- Citizenship: Malawi
- Known for: involvement in same-sex relationship case in Malawi in 2009–2010

= Steven Monjeza =

Member of the LGBTQ+ community in Malawi

Steven Monjeza is a Malawian man known for his involvement in same-sex relationship case in Malawi in 2009–2010. Along with his partner Tiwonge Chimbalanga, he became internationally known after he and his partner held a public engagement ceremony and were subsequently arrested, tried, and convicted under Malawi's anti-homosexuality laws.

== 2009–2010 arrest and trial ==
On 26 December 2009, Monjeza and Chimbalanga held a traditional engagement ceremony in Blantyre. The ceremony led to their arrest on charges of "gross indecency" and "unnatural acts" under Malawi’s Penal Code. They were tried at the Blantyre Magistrate Court and, in May 2010, sentenced to 14 years of hard labour.

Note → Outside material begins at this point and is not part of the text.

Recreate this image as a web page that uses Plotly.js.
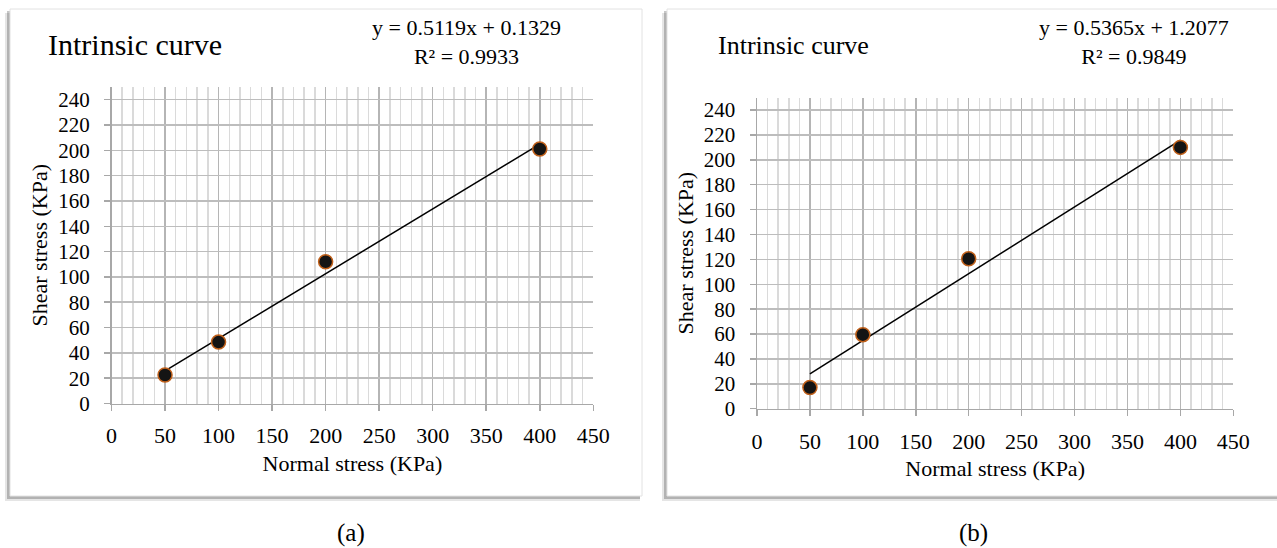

The case drew widespread international condemnation from human rights organizations, Western governments, and LGBTQ+ advocacy groups. After sustained pressure, Malawian President Bingu wa Mutharika pardoned the couple on 29 May 2010, following a meeting with UN Secretary-General Ban Ki-moon.

== Later life ==
After their release, Monjeza and Chimbalanga parted ways. Monjeza later told reporters he had been pressured into the relationship and subsequently entered a relationship with a woman. The developments led to media speculation and differing interpretations regarding the dynamics of the relationship and the impact of state pressure and social stigma.